O professor Sergius Gonzaga encerra com Manuelzão e Miguilim (Campo Geral e Uma História de Amor), de João Guimarães Rosa, a série de comentários sobre as leituras obrigatórias.
Importância
As duas novelas exigidas no vestibular - Campo Geral e Uma Estória de Amor (Festa de Manuelzão) - condensam admiravelmente o que há de melhor no mundo narrativo de João Guimarães Rosa, ou seja:
a) registro do sertão mineiro tanto no plano do espaço físico quanto no dos costumes patriarcais
b) linguagem inovadora, resultante de uma síntese entre o idioma arcaico dos sertanejos e a criação de neologismos
c) tramas centradas em relações familiares e de parentesco, definidas por sua intensa dramaticidade
d) problematização contínua da existência
O que observar
1) Nas duas novelas, o processo narrativo ocorre em terceira pessoa. Em ambas, porém, a perspectiva do narrador não ultrapassa a visão dos protagonistas. Esse limite faz com que em Campo Geral o ponto de vista seja o de um menino de oito anos, Miguilim; e em Uma Estória de Amor, o ângulo de visão seja o de Manuelzão, um vaqueiro e administrador de fazenda de 60 anos.
2) A realidade para Miguilim é extremamente áspera. Míope, o menino vê o mundo como um palco de tensões e de angústia permanente. É frágil, está submetido a um pai autoritário e brutal, Nhô Berno, tem uma mãe adúltera, Nhanina, alvo da paixão do marido, do cunhado, Tio Terêz, e do vaqueiro, Luisaltino. A morte do irmão, Dito, que ele adorava, por causa de um simples ferimento no pé, leva-o a um sentimento lutuoso, alicerçado na memória melancólica das palavras e das imagens do irmão morto.
3) Igualmente para o velho Manuelzão, a vida apresenta-se como um cenário desolador. Dirige uma fazenda que não lhe pertence, considera o filho um inepto para substituí-lo, tem o coração seco para o afeto. A própria festa que organiza para inaugurar uma capelinha não o empolga.

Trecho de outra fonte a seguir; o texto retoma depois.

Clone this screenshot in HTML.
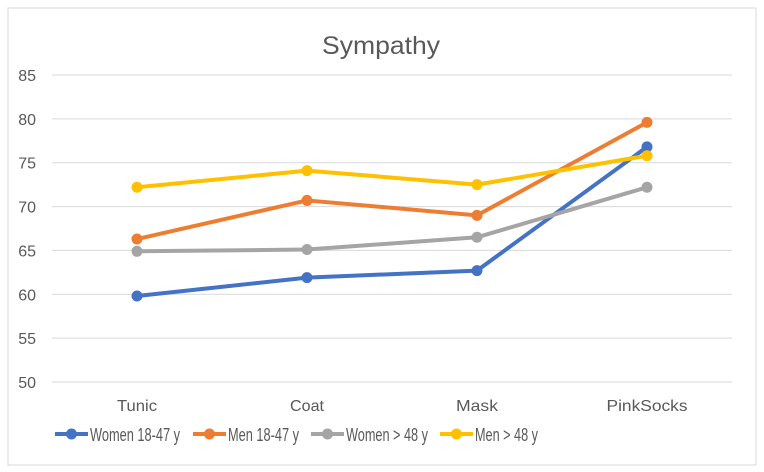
<!DOCTYPE html>
<html><head><meta charset="utf-8"><style>
body{margin:0;background:#fff;}
svg{display:block;font-family:"Liberation Sans",sans-serif;}
</style></head><body>
<svg id="chart" width="764" height="472">
<rect x="8" y="8" width="748" height="457" fill="#fff" stroke="#d9d9d9"/>
<text x="381" y="54" text-anchor="middle" font-size="25" fill="#595959" textLength="118" lengthAdjust="spacingAndGlyphs">Sympathy</text>
<g id="grid"></g><g id="series"></g><g id="legend"></g>
</svg>
<script>
const categories=["Tunic","Coat","Mask","PinkSocks"];
const womenYoung=[59.8,61.9,62.7,76.8];
const menYoung=[66.3,70.7,69.0,79.6];
const womenOld=[64.9,65.1,66.5,72.2];
const menOld=[72.2,74.1,72.5,75.8];
const yTicks=[50,55,60,65,70,75,80,85];
const seriesNames=["Women 18-47 y","Men 18-47 y","Women > 48 y","Men > 48 y"];
const NS="http://www.w3.org/2000/svg";
const x0=52,x1=732,yTop=75,yBot=382;
function ys(v){return yBot-(v-50)/35*(yBot-yTop);}
function xs(i){return x0+(x1-x0)*(i+0.5)/categories.length;}
function mk(tag,attrs,parent){const e=document.createElementNS(NS,tag);for(const k in attrs)e.setAttribute(k,attrs[k]);parent.appendChild(e);return e;}
const grid=document.getElementById('grid');
yTicks.forEach(t=>{
 const l=mk('line',{x1:x0,x2:x1,y1:ys(t),y2:ys(t),stroke:'#d9d9d9','stroke-width':1},grid);
 
 
 const tx=mk('text',{x:36,y:ys(t)+6,'text-anchor':'end','font-size':16,fill:'#595959'},grid);
 tx.textContent=t;
 
 
});
const catW=[40,34,42,81];
categories.forEach((c,i)=>{
 const tx=mk('text',{x:xs(i),y:411,'text-anchor':'middle','font-size':16,fill:'#595959',textLength:catW[i],lengthAdjust:'spacingAndGlyphs'},grid);
 tx.textContent=c;
 
 
});
const data=[womenYoung,menYoung,womenOld,menOld];
const colors=["#4472C4","#ED7D31","#A5A5A5","#FFC000"];
const sg=document.getElementById('series');
data.forEach((d,s)=>{
 const p=mk('polyline',{points:d.map((v,i)=>xs(i)+','+ys(v)).join(' '),fill:'none',stroke:colors[s],'stroke-width':4,'stroke-linejoin':'round'},sg);
 
 
 d.forEach((v,i)=>{
  const c=mk('circle',{cx:xs(i),cy:ys(v),r:5.5,fill:colors[s]},sg);
  
  
 });
});
const lg=document.getElementById('legend');
const lx=[55,193,311,440];
const lw=[90,71,82,63];
seriesNames.forEach((n,s)=>{
 const g=mk('g',{},lg);
 
 
 mk('line',{x1:lx[s],x2:lx[s]+33,y1:434,y2:434,stroke:colors[s],'stroke-width':4},g);
 mk('circle',{cx:lx[s]+16.5,cy:434,r:5.5,fill:colors[s]},g);
 const t=mk('text',{x:lx[s]+35,y:441,'font-size':18,fill:'#595959',textLength:lw[s],lengthAdjust:'spacingAndGlyphs'},g);
 t.textContent=n;
});
</script>
</body></html>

4) Extraordinária em ambas as novelas é a celebração do contar de histórias. Miguilim consola o irmão Dito imaginando narrativas que o distraem e aliviam sua dor. Manuelzão reaprende o gosto do viver ouvindo os relatos fantásticos de Joana Xaviel e de Velho Camilo, narradores da tradição oral. (É importante relembrar que Blau Nunes, em Contos Gauchescos, é um desses tipos de imaginação criativa e que traduz nos contos a tradição popular).
Não esqueça
Nas duas novelas, a resposta ao sofrimento dos protagonistas é uma nova postura frente à existência. Ambos sofrem o efeito positivo da aprendizagem pela qual passaram. Uma profunda alegria de viver toma conta de Miguilim e de Manuelzão. O menino, evocando as palavras de seu irmão, Dito, e pondo uns óculos que lhe permitem enxergar as pessoas e os cenários sem a ótica deformante da miopia. E Manuelzão, a partir das histórias que ouve de Joana Xaviel e de Velho Camilo, reencontra-se consigo mesmo, altera a visão sobre seu filho Adelço e usufrui a alegria do mundo (a fazenda, o filho) que ajudou a criar.